Filmkritik
Bollywood: Ein Rezeptbuch
Die Inderin Zoya Akhtar nimmt sich in ihrem Erstling gar viel vor: Eine nach Hollywood-Schema arg konstruierte Komödie, die auch Bollywood-Liebhaber auf ihre Kosten kommen lässt. Das klingt schlimmer als es ist, denn dank familiärer Hilfe unterhält das Werk ziemlich gut.
Wenn in einer der ersten Szenen der Lehrer an der Schauspielschule die Karriere-Chancen in Hollywood mit denjenigen in Bollywood vergleicht und zum Schluss kommt, dass es in Bollywood schwieriger sei, weil man auch noch gut singen und tanzen können müsse, ist das nicht nur Ausdruck von Chauvinismus und Zweckpessimismus zur Motivationsförderung, sondern die direkte Folge des banalen Umstands, dass in der mit Abstand grössten Filmschmiede zwar viele Jobs angeboten werden, dass aber der Selektionsdruck bei fast einer Milliarde Einwohnern wohl nirgends sonst so hoch ist. Wie man es unter diesen wahrhaft albtraumhaften Voraussetzungen überhaupt schaffen kann, die ersten Sprossen der Karriereleiter zu erklimmen, ist eines der beiden zentralen Themata.
Zoya Akhtar hat damit ein gleich doppelt naheliegendes Sujet gewählt, steht sie doch selbst am Anfang ihrer Karriere und stammt aus diesem Milieu. So verfasste ihr Vater, ein arrivierter Drehbuchautor, der auch bei "Lagaan" mitwirkte, die Dialoge. Ihrem Bruder (Farhan Akhtar), einem unkonventionellen Bollywood-Produzenten, diente sie die Hauptrolle an. Er mimt einen Schauspieler, der seine Ausbildung abschliesst und dann mit vielen Mitteln versucht, einen Fuss in die Tür zu kriegen. Seine Nachbarin (Konkona Sen Sharma) ist schon ein paar Jährchen in diesem Schwebezustand, was arg an ihrem Nervenkostüm kratzt, und so kann sie einer Liebesaffäre kaum widerstehen.
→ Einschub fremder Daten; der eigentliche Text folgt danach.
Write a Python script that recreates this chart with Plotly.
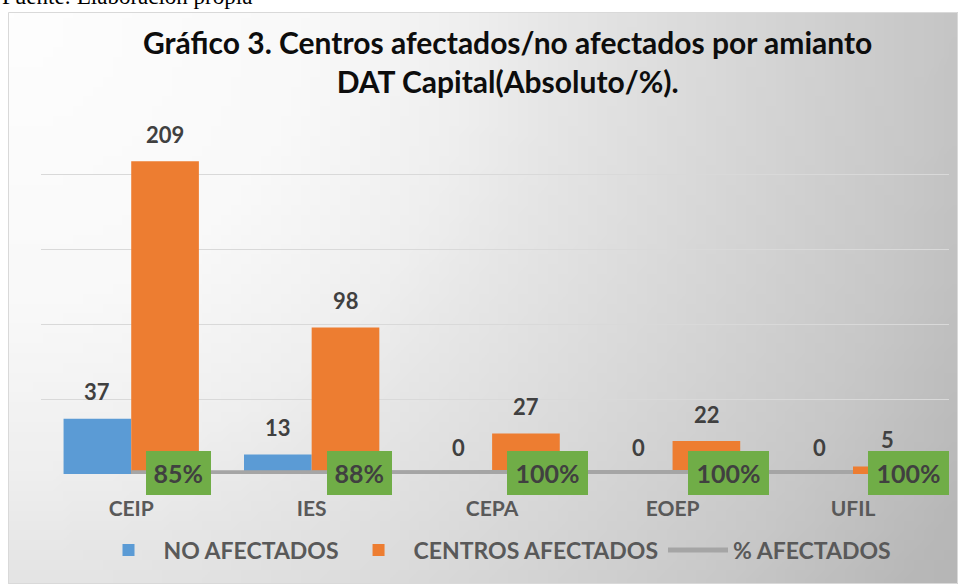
import base64
import struct
import zlib

import numpy as np
import plotly.graph_objects as go

# ---------------- data ----------------
categories = ["CEIP", "IES", "CEPA", "EOEP", "UFIL"]
no_afectados = [37, 13, 0, 0, 0]
centros_afectados = [209, 98, 27, 22, 5]
pct_afectados = [0.85, 0.88, 1.00, 1.00, 1.00]
pct_labels = ["85%", "88%", "100%", "100%", "100%"]

title_text = "Gráfico 3. Centros afectados/no afectados por amianto<br>DAT Capital(Absoluto/%)."
source_text = "Fuente: Elaboración propia"

# ---------------- geometry / style ----------------
W, H = 958, 584
ML, MR, MT, MB = 41, 9, 100, 110
PW, PH = W - ML - MR, H - MT - MB

FONT = "Lato"
BLUE = "#5b9bd5"
ORANGE = "#ed7d31"
GRAY_LINE = "#a5a5a5"
GREEN = "#70ad47"
LABEL = "#404040"
AXIS_TXT = "#595959"


def px_to_paper_x(px):
    return (px - ML) / PW


def px_to_paper_y(py):
    return 1 - (py - MT) / PH


# background gradient image (chart area, radial from top-left corner)
fx0, fy0, fx1, fy1 = 8, 12, 958, 584
gw, gh = 96, 58
xs = np.linspace(0, fx1 - fx0, gw)
ys = np.linspace(0, fy1 - fy0, gh)
XX, YY = np.meshgrid(xs, ys)
D = np.sqrt(XX ** 2 + YY ** 2)
stops_d = [0, 300, 464, 545, 922, 1073, 1200]
stops_v = [254, 249, 239, 231, 200, 184, 178]
V = np.interp(D, stops_d, stops_v).clip(0, 255).astype(np.uint8)


def make_png(arr):
    h, w = arr.shape
    raw = b"".join(b"\x00" + arr[i].tobytes() for i in range(h))

    def chunk(t, data):
        c = struct.pack(">I", len(data)) + t + data
        return c + struct.pack(">I", zlib.crc32(t + data) & 0xFFFFFFFF)

    return (b"\x89PNG\r\n\x1a\n" + chunk(b"IHDR", struct.pack(">IIBBBBB", w, h, 8, 0, 0, 0, 0))
            + chunk(b"IDAT", zlib.compress(raw, 9)) + chunk(b"IEND", b""))


bg_uri = "data:image/png;base64," + base64.b64encode(make_png(V)).decode()

fig = go.Figure()

fig.add_trace(go.Bar(
    name="NO AFECTADOS", x=categories, y=no_afectados,
    marker=dict(color=BLUE, line=dict(width=0)),
))
fig.add_trace(go.Bar(
    name="CENTROS AFECTADOS", x=categories, y=centros_afectados,
    marker=dict(color=ORANGE, line=dict(width=0)),
))
fig.add_trace(go.Scatter(
    name="% AFECTADOS", x=categories, y=pct_afectados, mode="lines",
    line=dict(color=GRAY_LINE, width=5),
))

annotations = []
# title
annotations.append(dict(x=px_to_paper_x(507), y=px_to_paper_y(61), xref="paper", yref="paper",
                        text=title_text, showarrow=False, xanchor="center", yanchor="middle",
                        align="center",
                        font=dict(family=FONT, size=30, color="#0d0d0d", weight="bold")))
# bar value labels
for cat, v in zip(categories, no_afectados):
    annotations.append(dict(x=cat, y=v, xref="x", yref="y", text=str(v), showarrow=False,
                            xshift=-34, yshift=27, yanchor="middle",
                            font=dict(family=FONT, size=22, color=LABEL, weight="bold")))
for cat, v in zip(categories, centros_afectados):
    annotations.append(dict(x=cat, y=v, xref="x", yref="y", text=str(v), showarrow=False,
                            xshift=34, yshift=27, yanchor="middle",
                            font=dict(family=FONT, size=22, color=LABEL, weight="bold")))
# percentage labels (green boxes)
for cat, p, lab in zip(categories, pct_afectados, pct_labels):
    annotations.append(dict(x=cat, y=p, xref="x", yref="y", text=lab, showarrow=False,
                            xanchor="left", yanchor="middle", xshift=15,
                            width=15 + 16.5 * len(lab), height=44,
                            bgcolor=GREEN, borderpad=0, borderwidth=0,
                            font=dict(family=FONT, size=25, color=LABEL, weight="bold")))
# source line (mostly cut at top of the page)
annotations.append(dict(x=px_to_paper_x(0), y=px_to_paper_y(-4), xref="paper", yref="paper",
                        text=source_text, showarrow=False, xanchor="left", yanchor="middle",
                        font=dict(family="Liberation Serif", size=23, color="#000000")))

fig.update_layout(
    width=W, height=H,
    margin=dict(l=ML, r=MR, t=MT, b=MB, autoexpand=False),
    paper_bgcolor="#ffffff",
    plot_bgcolor="rgba(0,0,0,0)",
    barmode="group", bargap=0.25, bargroupgap=0,
    xaxis=dict(showgrid=False, zeroline=False, showline=False,
               ticks="outside", ticklen=16, tickcolor="rgba(0,0,0,0)",
               tickfont=dict(family=FONT, size=21, color=AXIS_TXT, weight="bold")),
    yaxis=dict(range=[0, 250], dtick=50, showgrid=True, gridcolor="#d9d9d9", gridwidth=1,
               zeroline=False, showticklabels=False, showline=False),
    legend=dict(orientation="h", x=0.5, xanchor="center", y=px_to_paper_y(550), yanchor="middle",
                bgcolor="rgba(0,0,0,0)",
                font=dict(family=FONT, size=23, color=AXIS_TXT, weight="bold"),
                itemwidth=60, traceorder="normal"),
    showlegend=True,
    annotations=annotations,
    images=[dict(source=bg_uri, xref="paper", yref="paper",
                 x=px_to_paper_x(fx0), y=px_to_paper_y(fy0),
                 sizex=px_to_paper_x(fx1) - px_to_paper_x(fx0),
                 sizey=px_to_paper_y(fy0) - px_to_paper_y(fy1),
                 xanchor="left", yanchor="top", sizing="stretch", layer="below")],
    shapes=[dict(type="rect", xref="paper", yref="paper",
                 x0=px_to_paper_x(fx0 + 0.5), x1=px_to_paper_x(fx1 - 0.5),
                 y0=px_to_paper_y(fy1 - 0.5), y1=px_to_paper_y(fy0 + 0.5),
                 line=dict(color="#d9d9d9", width=1), fillcolor="rgba(0,0,0,0)", layer="below")],
)

fig.write_html(
    "out.html",
    config={"displayModeBar": False},
    post_script="document.body.style.margin='0';document.body.style.overflow='hidden';",
)
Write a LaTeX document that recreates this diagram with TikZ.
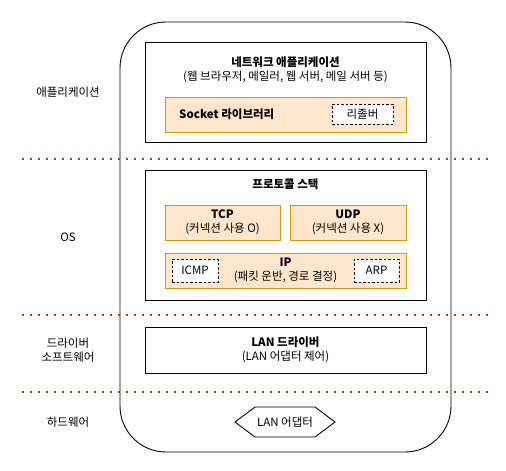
\documentclass[tikz,border=0pt]{standalone}
\usepackage{fontspec}
\setmainfont{Noto Sans CJK KR}
\usetikzlibrary{shapes.geometric}
\definecolor{ofill}{HTML}{FFE6CC}
\definecolor{ostroke}{HTML}{D79B00}
\definecolor{dotred}{HTML}{CC3300}
\tikzset{
  box/.style={draw=black, line width=0.9pt, fill=white},
  obox/.style={draw=ostroke, line width=0.9pt, fill=ofill},
  dbox/.style={draw=black, dashed, dash pattern=on 2.5pt off 2pt, line width=0.9pt, fill=white},
  lbl/.style={font=\fontsize{11.5}{14.5}\selectfont, align=center, inner sep=0pt},
  sep/.style={draw=dotred, line width=2pt, dash pattern=on 2pt off 6pt},
}
\begin{document}
\begin{tikzpicture}[x=1pt,y=-1pt]
\useasboundingbox (0,0) rectangle (506,471);
% outer
\draw[line width=0.9pt, rounded corners=46pt] (120,22) rectangle (451,452);
% app box
\node[box, minimum width=281pt, minimum height=100pt] (appbox) at (285.5,92) {};
\node[lbl] (apptxt) at (285.5,70) {\textbf{네트워크 애플리케이션}\\(웹 브라우저, 메일러, 웹 서버, 메일 서버 등)};
\node[obox, minimum width=241pt, minimum height=35pt] (sock) at (285.5,114.5) {};
\node[lbl, anchor=west] (socktxt) at (179,114.5) {\textbf{Socket 라이브러리}};
\node[dbox, minimum width=61pt, minimum height=20pt] (resolver) at (362.5,114) {};
\node[lbl] at (resolver) {리졸버};
% protocol stack
\node[box, minimum width=281pt, minimum height=130pt] (stack) at (285.5,235) {};
\node[lbl] (stacktxt) at (285.5,184) {\textbf{프로토콜 스택}};
\node[obox, minimum width=115pt, minimum height=35pt] (tcp) at (222.5,222.5) {};
\node[lbl] at (tcp) {\textbf{TCP}\\(커넥션 사용 O)};
\node[obox, minimum width=116pt, minimum height=35pt] (udp) at (348,222.5) {};
\node[lbl] at (udp) {\textbf{UDP}\\(커넥션 사용 X)};
\node[obox, minimum width=241pt, minimum height=35pt] (ip) at (285.5,270.5) {};
\node[lbl] at (ip) {\textbf{IP}\\(패킷 운반, 경로 결정)};
\node[dbox, minimum width=46pt, minimum height=23pt] (icmp) at (195,270.5) {};
\node[lbl] at (icmp) {ICMP};
\node[dbox, minimum width=45pt, minimum height=23pt] (arp) at (376.5,270.5) {};
\node[lbl] at (arp) {ARP};
% LAN driver
\node[box, minimum width=281pt, minimum height=46pt] (drv) at (285.5,350) {};
\node[lbl] at (drv) {\textbf{LAN 드라이버}\\(LAN 어댑터 제어)};
% hexagon
\draw[line width=0.9pt, fill=white] (235,422) -- (255,407) -- (315,407) -- (335,422) -- (315,437) -- (255,437) -- cycle;
\node[lbl] (lan) at (285,422) {LAN 어댑터};
% separators
\coordinate (s1a) at (22,159); \coordinate (s1b) at (488,159);
\coordinate (s2a) at (22,315); \coordinate (s2b) at (488,315);
\coordinate (s3a) at (22,392); \coordinate (s3b) at (488,392);
\draw[sep] (s1a) -- (s1b);
\draw[sep] (s2a) -- (s2b);
\draw[sep] (s3a) -- (s3b);
% left labels
\node[lbl] (l1) at (68,92) {애플리케이션};
\node[lbl] (l2) at (68,237) {OS};
\node[lbl] (l3) at (68,350) {드라이버\\소프트웨어};
\node[lbl] (l4) at (68,422) {하드웨어};
\end{tikzpicture}
\end{document}
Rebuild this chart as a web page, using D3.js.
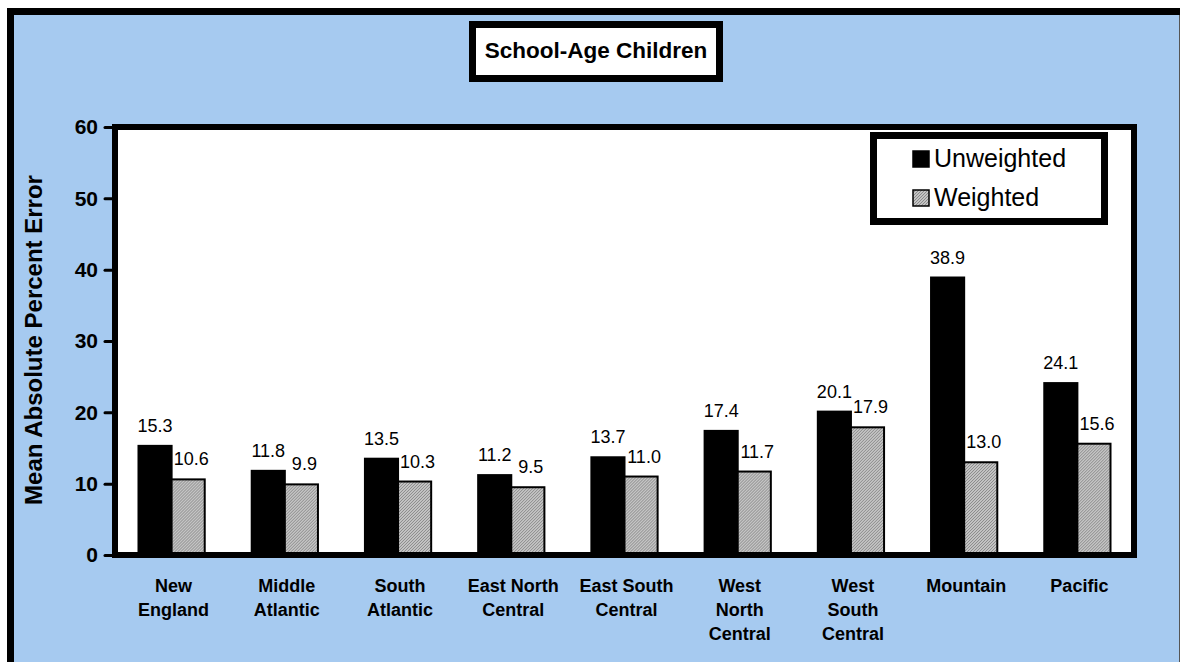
<!DOCTYPE html>
<html>
<head>
<meta charset="utf-8">
<script src="https://cdn.jsdelivr.net/npm/d3@7"></script>
<style>
  html, body { margin: 0; padding: 0; background: #ffffff; }
  svg { display: block; font-family: "Liberation Sans", Arial, sans-serif; }
</style>
</head>
<body>
<svg id="chart" width="1183" height="662"></svg>
<script>
const categories = [
  ["New", "England"],
  ["Middle", "Atlantic"],
  ["South", "Atlantic"],
  ["East North", "Central"],
  ["East South", "Central"],
  ["West", "North", "Central"],
  ["West", "South", "Central"],
  ["Mountain"],
  ["Pacific"]
];
const seriesNames = ["Unweighted", "Weighted"];
const unweighted = [15.3, 11.8, 13.5, 11.2, 13.7, 17.4, 20.1, 38.9, 24.1];
const weighted = [10.6, 9.9, 10.3, 9.5, 11.0, 11.7, 17.9, 13.0, 15.6];
const yTicks = [0, 10, 20, 30, 40, 50, 60];
const titleText = "School-Age Children";
const yTitle = "Mean Absolute Percent Error";

const svg = d3.select("#chart");
const W = 1183, H = 662;
const blue = "#A6CAF0";

// defs: hatch pattern
const defs = svg.append("defs");
const pat = defs.append("pattern")
  .attr("id", "hatch").attr("patternUnits", "userSpaceOnUse")
  .attr("width", 3).attr("height", 3);
pat.append("rect").attr("width", 3).attr("height", 3).attr("fill", "#c4c4c4");
pat.append("path").attr("d", "M0,3 L3,0 M-1,1 L1,-1 M2,4 L4,2")
  .attr("stroke", "#8a8a8a").attr("stroke-width", 1);

// outer frame
svg.append("rect").attr("x", 8).attr("y", 8).attr("width", 1171).attr("height", H)
  .attr("fill", blue);
svg.append("line").attr("x1", 1179.5).attr("x2", 1179.5).attr("y1", 8).attr("y2", H)
  .attr("stroke", "#555").attr("stroke-width", 1);
svg.append("line").attr("x1", 10.5).attr("x2", 10.5).attr("y1", 8).attr("y2", H)
  .attr("stroke", "#000").attr("stroke-width", 7);
svg.append("line").attr("x1", 7).attr("x2", 1180).attr("y1", 11.5).attr("y2", 11.5)
  .attr("stroke", "#000").attr("stroke-width", 7);

// plot area
const plot = { left: 115, right: 1134, top: 127, bottom: 555 };
svg.append("rect").attr("x", plot.left).attr("y", plot.top)
  .attr("width", plot.right - plot.left).attr("height", plot.bottom - plot.top)
  .attr("fill", "#fff");

const x0 = d3.scaleBand().domain(d3.range(categories.length))
  .range([plot.left, plot.right]).padding(0);
const groupW = x0.bandwidth() * 0.585;
const x1 = d3.scaleBand().domain(seriesNames).range([0, groupW]).padding(0);
const y = d3.scaleLinear().domain([0, 60]).range([plot.bottom, plot.top]);

const data = categories.map((c, i) => ({
  i, vals: [
    { s: "Unweighted", v: unweighted[i] },
    { s: "Weighted", v: weighted[i] }
  ]
}));

const groups = svg.append("g").selectAll("g").data(data).join("g")
  .attr("transform", d => `translate(${x0(d.i) + x0.bandwidth() / 2 - groupW / 2},0)`);

groups.selectAll("rect").data(d => d.vals).join("rect")
  .attr("x", d => x1(d.s))
  .attr("y", d => y(d.v))
  .attr("width", x1.bandwidth())
  .attr("height", d => y(0) - y(d.v))
  .attr("fill", d => d.s === "Unweighted" ? "#000" : "url(#hatch)")
  .attr("stroke", "#000").attr("stroke-width", 2);

groups.selectAll("text.val").data(d => d.vals).join("text")
  .attr("class", "val")
  .attr("x", d => x1(d.s) + x1.bandwidth() / 2 + (d.s === "Weighted" ? 3 : 0))
  .attr("y", d => y(d.v) - 14)
  .attr("text-anchor", "middle")
  .attr("font-size", 18).attr("fill", "#000")
  .text(d => d.v.toFixed(1));

// plot border
svg.append("rect").attr("x", plot.left).attr("y", plot.top)
  .attr("width", plot.right - plot.left).attr("height", plot.bottom - plot.top)
  .attr("fill", "none").attr("stroke", "#000").attr("stroke-width", 6);

// y axis
const yAxis = d3.axisLeft(y).tickValues(yTicks).tickSize(10).tickPadding(7)
  .tickFormat(d3.format("d"));
const ya = svg.append("g").attr("transform", `translate(${plot.left},0)`).call(yAxis);
ya.select(".domain").remove();
ya.selectAll(".tick line").attr("stroke", "#000").attr("stroke-width", 3)
  .attr("stroke-linecap", "round");
ya.selectAll(".tick text").attr("font-size", 21).attr("font-weight", "bold")
  .attr("font-family", "'Liberation Sans', Arial, sans-serif").attr("fill", "#000");

// x category labels
const xl = svg.append("g").selectAll("text").data(categories).join("text")
  .attr("x", (d, i) => x0(i) + x0.bandwidth() / 2 + 2)
  .attr("y", 592)
  .attr("text-anchor", "middle")
  .attr("font-size", 18).attr("font-weight", "bold").attr("fill", "#000");
xl.selectAll("tspan").data(d => d).join("tspan")
  .attr("x", function() { return d3.select(this.parentNode).attr("x"); })
  .attr("dy", (d, j) => j === 0 ? 0 : 24)
  .text(d => d);

// y title
svg.append("text")
  .attr("transform", `translate(42,${(165 + 515) / 2}) rotate(-90)`)
  .attr("text-anchor", "middle")
  .attr("font-size", 24).attr("font-weight", "bold").attr("fill", "#000")
  .text(yTitle);

// title box
svg.append("rect").attr("x", 472.5).attr("y", 24.5).attr("width", 247).attr("height", 54)
  .attr("fill", "#fff").attr("stroke", "#000").attr("stroke-width", 7);
svg.append("text").attr("x", 596).attr("y", 58)
  .attr("text-anchor", "middle").attr("font-size", 22.5).attr("font-weight", "bold")
  .attr("fill", "#000").text(titleText);

// legend
svg.append("rect").attr("x", 873.5).attr("y", 135.5).attr("width", 231).attr("height", 86)
  .attr("fill", "#fff").attr("stroke", "#000").attr("stroke-width", 7);
const leg = svg.append("g").selectAll("g").data(seriesNames).join("g")
  .attr("transform", (d, i) => `translate(913,${151 + i * 39})`);
leg.append("rect").attr("width", 16).attr("height", 16)
  .attr("fill", d => d === "Unweighted" ? "#000" : "url(#hatch)")
  .attr("stroke", "#000").attr("stroke-width", 1.5);
leg.append("text").attr("x", 21).attr("y", 16)
  .attr("font-size", 25).attr("fill", "#000").text(d => d);
</script>
</body>
</html>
Das zweite zentrale Thema sind die Produktionsbedingungen. Zoya Akhtar blickt dazu fachkundig, spöttisch und entlarvend hinter die Kulissen. Natürlich überzeichnet sie, wenn Produktions-, Drehbuch oder Besetzungspläne kaum die Halbwertszeit der Launen von Regisseuren und Produzenten erreichen, aber man erfährt auch viel über diese eigene Welt, in der es zwar keine klassischen Kasten mehr gibt, stattdessen Beziehungsnetze und ans europäische Mittelalter erinnernde Ritual- und Talismangläubigkeit. Geschickt verbannt die Regisseuse die bollywood-typischen Gesangs- und Tanzeinlagen in die Ebene der Produktion, wodurch sie relativ kurz sind und die andere Erzählebene frei bleibt, um die Beziehungs- und Karrieregeschichte westlich konventionell erzählen zu können.